In every portfolio that I manage, protecting the downside is a key ingredient. Each investor has a different tolerance for downside risk, and my firm focuses on it as a primary metric for management.
In the traditional approach of asset allocation, the efficient frontier is constructed from expected returns. Well, if we earn the expected amount, everyone would always be happy. But there’s another line that goes with that one, but it is never included in the chart: It’s the line that shows you the loss of capital that occurs if the market drives off a cliff. If you can afford the bad potential events, then you know that you have the right amount of risk.
Bennet used to tease me by saying that everyone loves upside volatility; it’s downside volatility that everyone hates. So let’s always keep that in mind when managing money for other people, and make sure we can survive the bad event (just in case a bad market event were ever to occur).
This third pillar of investing also makes sure that we are focusing on the first 2 pillars. As we move along, we want to make the necessary and dynamic changes in the portfolio so that we can be most certain of achieving our clients’ real desires. Always rebalancing back to the original starting point doesn’t make sense if there’s a fixed goal you want to achieve.
It reminds me a quote by John Maynard Keynes: “When the facts change, I change my mind. What do you do, sir?” When the markets change, we change our portfolios, because we know that the goals remain the same.
Being Different
This isn’t a new way of investing; it’s a really old way. We went astray in the last 20-30 years, but now we’re back to basics - investing without regard for benchmark construction, but in direct pursuit of the clients’ goals. And it isn’t new for Atlantic Advisors. We have pursued it separately and together as a team for over a decade.
A dear friend of mine, S. Waite Rawls III, once said, “There is a big difference between conventional and conservative.” This method of investing isn’t conventional, but it is a lot more conservative with regard to our clients’ real desires.
This method of investing makes Atlantic Advisors look different.
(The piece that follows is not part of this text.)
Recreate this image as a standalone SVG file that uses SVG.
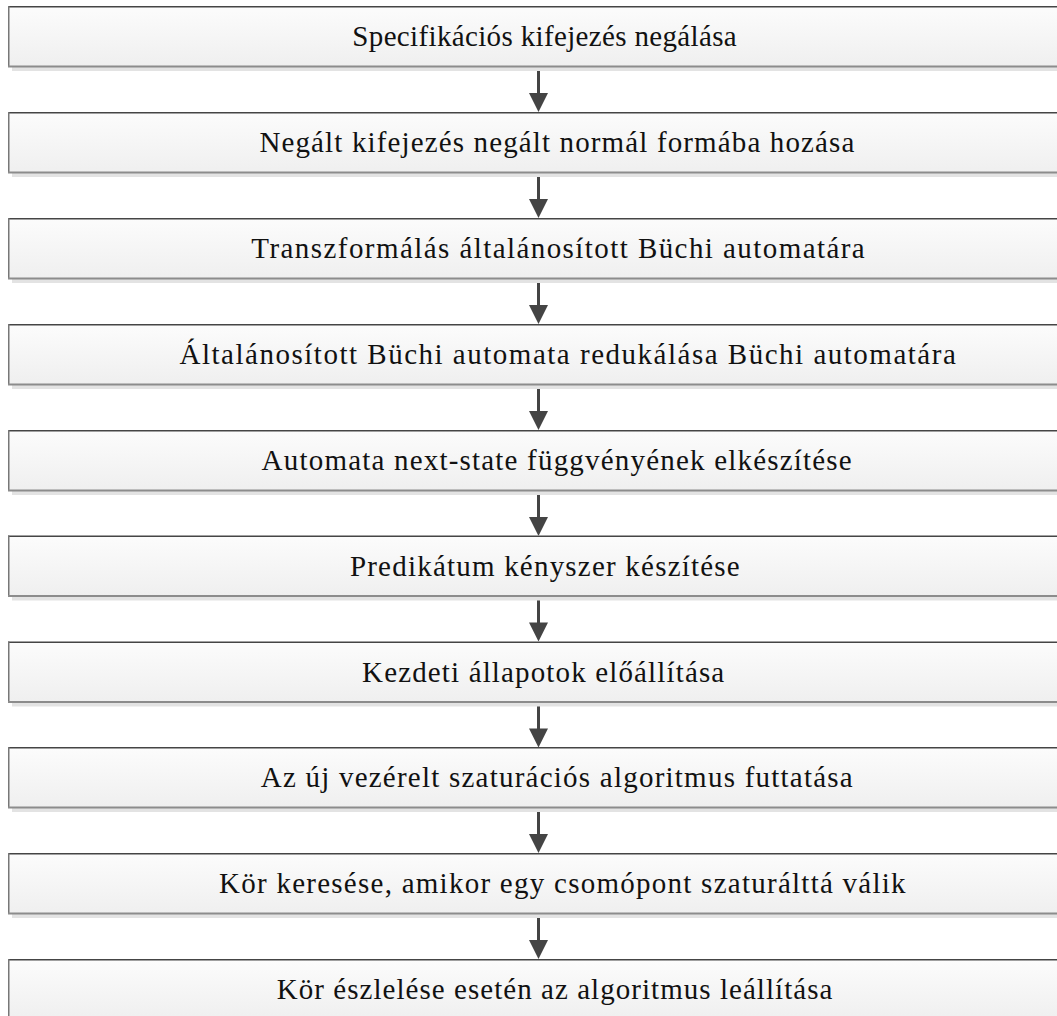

We don’t fit into any box or a style. We don’t have easily categorized products. We don’t even have a good phrase to describe it yet (suggestions welcome). Our returns can look lumpy or odd when compared against a benchmark.
But what we do have is more than a decade of achieving results that were just what our clients needed. Our results haven’t been particularly high, nor have they been terrifyingly low. They have, however, been expected.
And so, in the long shadow of our friend Bennet, we continue to only do customer business. Maybe we won’t manage as much money as a giant index shop like Vanguard. Maybe we won’t be one of the most widely recognized names like PIMCO (PHK) or Fidelity. And we certainly will never earn as much as those managers who charge 2% management fees and get 20% of your upside.
My friend John O’Hara of Franklin Street Partners once said that “size is the enemy of returns”; I couldn’t agree more. Atlantic Advisors doesn’t intend to get too large, but we do intend to satisfy our customers first.
If this modern-day crusade changes the world, then so be it. It’s a living example of the ideals we’ve all built here at Atlantic Advisors, and we shall in this way continue to honor our dear friend Bennet Sedacca.